DATA SEGMENT start
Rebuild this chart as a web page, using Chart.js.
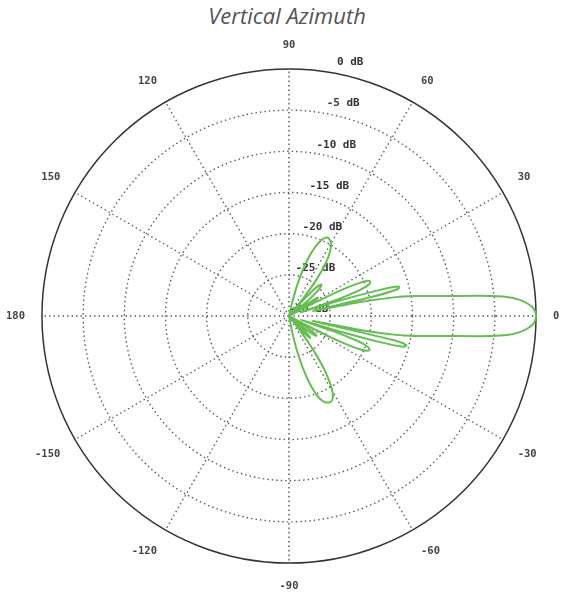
<!DOCTYPE html>
<html>
<head>
<meta charset="utf-8">
<title>Vertical Azimuth</title>
<script src="https://cdn.jsdelivr.net/npm/chart.js@4.4.1/dist/chart.umd.min.js"></script>
<style>
  html, body { margin: 0; padding: 0; background: #fff; }
  #grafico-titulo {
    height: 31px; line-height: 31px;
    padding-left: 8px; box-sizing: border-box;
    font-family: 'Open Sans', sans-serif; font-style: italic; font-size: 22px;
    color: #555; text-align: center;
  }
  #wrap { width: 566px; height: 572px; }
</style>
</head>
<body>
<div id="grafico-titulo">Vertical Azimuth</div>
<div id="wrap"><canvas id="grafico" width="566" height="572"></canvas></div>
<script>
// === DADOS ===
// ângulo em graus (0 = direita, sentido anti-horário), um ponto por grau
const angulos = Array.from({ length: 360 }, (_, i) => i);

// ganho em dB para cada ângulo de 0 a 359
const ganhoDb = [
  // 0-9: lóbulo principal
  0, -0.1, -0.4, -1.0, -1.9, -3.4, -6.6, -10.1, -12.6, -14.5,
  // 10-19
  -16.8, -21, -27, -19.5, -16.3, -16.2, -18.5, -24, -28.5, -23.5,
  // 20-29
  -21, -19.9, -19.4, -19.3, -19.5, -20.4, -22, -24.6, -28, -30,
  // 30-39
  -28, -26.5, -25.8, -26.3, -28, -30, -30, -30, -29, -27.5,
  // 40-49
  -26.3, -25.5, -25, -24.7, -24.5, -24.6, -25, -25.8, -27.2, -29,
  // 50-59
  -30, -28, -26, -24.5, -23.3, -22.4, -21.6, -21, -20.5, -20.1,
  // 60-69
  -19.8, -19.6, -19.5, -19.4, -19.4, -19.5, -19.7, -20, -20.4, -20.9,
  // 70-79
  -21.5, -22.2, -23, -23.9, -24.9, -26, -27.2, -28.5, -30, -30,
  // 80-89
  -30, -30, -30, -30, -30, -30, -30, -30, -30, -30,
  // 90-179: parte de trás
  -30, -30, -30, -30, -30, -30, -30, -30, -30, -30,
  -30, -30, -30, -30, -30, -30, -30, -30, -30, -30,
  -30, -30, -30, -30, -30, -30, -30, -30, -30, -30,
  -30, -30, -30, -30, -30, -30, -30, -30, -30, -30,
  -30, -30, -30, -30, -30, -30, -30, -30, -30, -30,
  -30, -30, -30, -30, -30, -30, -30, -30, -30, -30,
  -30, -30, -30, -30, -30, -30, -30, -30, -30, -30,
  -30, -30, -30, -30, -30, -30, -30, -30, -30, -30,
  -30, -30, -30, -30, -30, -30, -30, -30, -30, -30,
  // 180-269
  -30, -30, -30, -30, -30, -30, -30, -30, -30, -30,
  -30, -30, -30, -30, -30, -30, -30, -30, -30, -30,
  -30, -30, -30, -30, -30, -30, -30, -30, -30, -30,
  -30, -30, -30, -30, -30, -30, -30, -30, -30, -30,
  -30, -30, -30, -30, -30, -30, -30, -30, -30, -30,
  -30, -30, -30, -30, -30, -30, -30, -30, -30, -30,
  -30, -30, -30, -30, -30, -30, -30, -30, -30, -30,
  -30, -30, -30, -30, -30, -30, -30, -30, -30, -30,
  -30, -30, -30, -30, -30, -30, -30, -30, -30, -30,
  // 270-279
  -30, -30, -30, -30, -30, -30, -30, -30, -30, -30,
  // 280-289
  -30, -28.5, -27, -25.7, -24.5, -23.4, -22.4, -21.5, -20.7, -20,
  // 290-299
  -19.5, -19.1, -18.8, -18.6, -18.5, -18.4, -18.4, -18.5, -18.7, -19,
  // 300-309
  -19.5, -20.1, -20.9, -21.8, -22.9, -24.2, -25.7, -27.4, -29.3, -30,
  // 310-319
  -29, -27.8, -27, -26.5, -26.3, -26.5, -27.2, -28.5, -30, -30,
  // 320-329
  -29, -27.6, -26.7, -26.1, -25.9, -26, -26.4, -27.3, -28.8, -30,
  // 330-339
  -30, -30, -27.8, -24.3, -21.8, -20.3, -19.6, -19.4, -19.5, -20,
  // 340-349
  -21.2, -24, -28.5, -24, -18.5, -15.6, -15.3, -17, -27, -21,
  // 350-359
  -16.8, -14.5, -12.6, -10.1, -6.6, -3.4, -1.9, -1.0, -0.4, -0.1
];

// rótulos dos anéis (dB) e dos raios (graus)
const rotulosDb = [0, -5, -10, -15, -20, -25, -30];
const rotulosAngulo = [0, 30, 60, 90, 120, 150, 180, -150, -120, -90, -60, -30];

// O radar do Chart.js gira no sentido horário: índice k = ângulo -k
const ordem = angulos.map(k => (360 - k) % 360);

// === RÓTULOS DE dB AO LONGO DO EIXO ===
const pluginRotulosDb = {
  id: 'rotulosDb',
  beforeDatasetsDraw(chart) {
    const escala = chart.scales.r;
    const ctx = chart.ctx;
    ctx.save();
    ctx.font = 'bold 11px "DejaVu Sans Mono", monospace';
    ctx.fillStyle = '#333';
    ctx.textAlign = 'center';
    ctx.textBaseline = 'middle';
    rotulosDb.forEach(v => {
      const r = escala.getDistanceFromCenterForValue(v);
      ctx.fillText(v + ' dB', escala.xCenter + 19.5 + r * 0.1685, escala.yCenter - r - 6.5);
    });
    ctx.restore();
  }
};

new Chart(document.getElementById('grafico'), {
  type: 'radar',
  data: {
    labels: ordem,
    datasets: [{
      data: ordem.map(a => ganhoDb[a]),
      borderColor: '#66bd52',
      borderWidth: 2,
      pointRadius: 0,
      fill: false,
      tension: 0.25
    }]
  },
  options: {
    responsive: false,
    animation: false,
    plugins: { legend: { display: false }, tooltip: { enabled: false } },
    scales: {
      r: {
        min: -30,
        max: 0,
        startAngle: 90,
        ticks: { stepSize: 5, display: false },
        grid: {
          circular: true,
          color: ctx => ctx.tick.value === 0 ? '#333' : '#555',
          lineWidth: ctx => ctx.tick.value === 0 ? 1.5 : 1.4
        },
        border: {
          dash: ctx => (ctx.tick && ctx.tick.value === 0) ? [] : [1.4, 3.1]
        },
        angleLines: {
          color: '#555',
          lineWidth: ctx => ctx.index % 30 === 0 ? 1.4 : 0,
          borderDash: [1.4, 3.1]
        },
        pointLabels: {
          padding: 17,
          color: '#444',
          font: { family: 'DejaVu Sans Mono', size: 10.5, weight: 'bold' },
          callback: a => {
            if (a % 30 !== 0) return '';
            const v = a > 180 ? a - 360 : a;
            return rotulosAngulo.includes(v) ? String(v) : '';
          }
        }
      }
    }
  },
  plugins: [pluginRotulosDb]
});
</script>
</body>
</html>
DATA SEGMENT end
From start to finish, output the listing exactly, but omit its pictures.

FULL OUTPUT:
Rebuild this chart as a web page, using Chart.js.
<!DOCTYPE html>
<html>
<head>
<meta charset="utf-8">
<title>Vertical Azimuth</title>
<script src="https://cdn.jsdelivr.net/npm/chart.js@4.4.1/dist/chart.umd.min.js"></script>
<style>
  html, body { margin: 0; padding: 0; background: #fff; }
  #grafico-titulo {
    height: 31px; line-height: 31px;
    padding-left: 8px; box-sizing: border-box;
    font-family: 'Open Sans', sans-serif; font-style: italic; font-size: 22px;
    color: #555; text-align: center;
  }
  #wrap { width: 566px; height: 572px; }
</style>
</head>
<body>
<div id="grafico-titulo">Vertical Azimuth</div>
<div id="wrap"><canvas id="grafico" width="566" height="572"></canvas></div>
<script>
// === DADOS ===
// ângulo em graus (0 = direita, sentido anti-horário), um ponto por grau
const angulos = Array.from({ length: 360 }, (_, i) => i);

// ganho em dB para cada ângulo de 0 a 359
const ganhoDb = [
  // 0-9: lóbulo principal
  0, -0.1, -0.4, -1.0, -1.9, -3.4, -6.6, -10.1, -12.6, -14.5,
  // 10-19
  -16.8, -21, -27, -19.5, -16.3, -16.2, -18.5, -24, -28.5, -23.5,
  // 20-29
  -21, -19.9, -19.4, -19.3, -19.5, -20.4, -22, -24.6, -28, -30,
  // 30-39
  -28, -26.5, -25.8, -26.3, -28, -30, -30, -30, -29, -27.5,
  // 40-49
  -26.3, -25.5, -25, -24.7, -24.5, -24.6, -25, -25.8, -27.2, -29,
  // 50-59
  -30, -28, -26, -24.5, -23.3, -22.4, -21.6, -21, -20.5, -20.1,
  // 60-69
  -19.8, -19.6, -19.5, -19.4, -19.4, -19.5, -19.7, -20, -20.4, -20.9,
  // 70-79
  -21.5, -22.2, -23, -23.9, -24.9, -26, -27.2, -28.5, -30, -30,
  // 80-89
  -30, -30, -30, -30, -30, -30, -30, -30, -30, -30,
  // 90-179: parte de trás
  -30, -30, -30, -30, -30, -30, -30, -30, -30, -30,
  -30, -30, -30, -30, -30, -30, -30, -30, -30, -30,
  -30, -30, -30, -30, -30, -30, -30, -30, -30, -30,
  -30, -30, -30, -30, -30, -30, -30, -30, -30, -30,
  -30, -30, -30, -30, -30, -30, -30, -30, -30, -30,
  -30, -30, -30, -30, -30, -30, -30, -30, -30, -30,
  -30, -30, -30, -30, -30, -30, -30, -30, -30, -30,
  -30, -30, -30, -30, -30, -30, -30, -30, -30, -30,
  -30, -30, -30, -30, -30, -30, -30, -30, -30, -30,
  // 180-269
  -30, -30, -30, -30, -30, -30, -30, -30, -30, -30,
  -30, -30, -30, -30, -30, -30, -30, -30, -30, -30,
  -30, -30, -30, -30, -30, -30, -30, -30, -30, -30,
  -30, -30, -30, -30, -30, -30, -30, -30, -30, -30,
  -30, -30, -30, -30, -30, -30, -30, -30, -30, -30,
  -30, -30, -30, -30, -30, -30, -30, -30, -30, -30,
  -30, -30, -30, -30, -30, -30, -30, -30, -30, -30,
  -30, -30, -30, -30, -30, -30, -30, -30, -30, -30,
  -30, -30, -30, -30, -30, -30, -30, -30, -30, -30,
  // 270-279
  -30, -30, -30, -30, -30, -30, -30, -30, -30, -30,
  // 280-289
  -30, -28.5, -27, -25.7, -24.5, -23.4, -22.4, -21.5, -20.7, -20,
  // 290-299
  -19.5, -19.1, -18.8, -18.6, -18.5, -18.4, -18.4, -18.5, -18.7, -19,
  // 300-309
  -19.5, -20.1, -20.9, -21.8, -22.9, -24.2, -25.7, -27.4, -29.3, -30,
  // 310-319
  -29, -27.8, -27, -26.5, -26.3, -26.5, -27.2, -28.5, -30, -30,
  // 320-329
  -29, -27.6, -26.7, -26.1, -25.9, -26, -26.4, -27.3, -28.8, -30,
  // 330-339
  -30, -30, -27.8, -24.3, -21.8, -20.3, -19.6, -19.4, -19.5, -20,
  // 340-349
  -21.2, -24, -28.5, -24, -18.5, -15.6, -15.3, -17, -27, -21,
  // 350-359
  -16.8, -14.5, -12.6, -10.1, -6.6, -3.4, -1.9, -1.0, -0.4, -0.1
];

// rótulos dos anéis (dB) e dos raios (graus)
const rotulosDb = [0, -5, -10, -15, -20, -25, -30];
const rotulosAngulo = [0, 30, 60, 90, 120, 150, 180, -150, -120, -90, -60, -30];

// O radar do Chart.js gira no sentido horário: índice k = ângulo -k
const ordem = angulos.map(k => (360 - k) % 360);

// === RÓTULOS DE dB AO LONGO DO EIXO ===
const pluginRotulosDb = {
  id: 'rotulosDb',
  beforeDatasetsDraw(chart) {
    const escala = chart.scales.r;
    const ctx = chart.ctx;
    ctx.save();
    ctx.font = 'bold 11px "DejaVu Sans Mono", monospace';
    ctx.fillStyle = '#333';
    ctx.textAlign = 'center';
    ctx.textBaseline = 'middle';
    rotulosDb.forEach(v => {
      const r = escala.getDistanceFromCenterForValue(v);
      ctx.fillText(v + ' dB', escala.xCenter + 19.5 + r * 0.1685, escala.yCenter - r - 6.5);
    });
    ctx.restore();
  }
};

new Chart(document.getElementById('grafico'), {
  type: 'radar',
  data: {
    labels: ordem,
    datasets: [{
      data: ordem.map(a => ganhoDb[a]),
      borderColor: '#66bd52',
      borderWidth: 2,
      pointRadius: 0,
      fill: false,
      tension: 0.25
    }]
  },
  options: {
    responsive: false,
    animation: false,
    plugins: { legend: { display: false }, tooltip: { enabled: false } },
    scales: {
      r: {
        min: -30,
        max: 0,
        startAngle: 90,
        ticks: { stepSize: 5, display: false },
        grid: {
          circular: true,
          color: ctx => ctx.tick.value === 0 ? '#333' : '#555',
          lineWidth: ctx => ctx.tick.value === 0 ? 1.5 : 1.4
        },
        border: {
          dash: ctx => (ctx.tick && ctx.tick.value === 0) ? [] : [1.4, 3.1]
        },
        angleLines: {
          color: '#555',
          lineWidth: ctx => ctx.index % 30 === 0 ? 1.4 : 0,
          borderDash: [1.4, 3.1]
        },
        pointLabels: {
          padding: 17,
          color: '#444',
          font: { family: 'DejaVu Sans Mono', size: 10.5, weight: 'bold' },
          callback: a => {
            if (a % 30 !== 0) return '';
            const v = a > 180 ? a - 360 : a;
            return rotulosAngulo.includes(v) ? String(v) : '';
          }
        }
      }
    }
  },
  plugins: [pluginRotulosDb]
});
</script>
</body>
</html>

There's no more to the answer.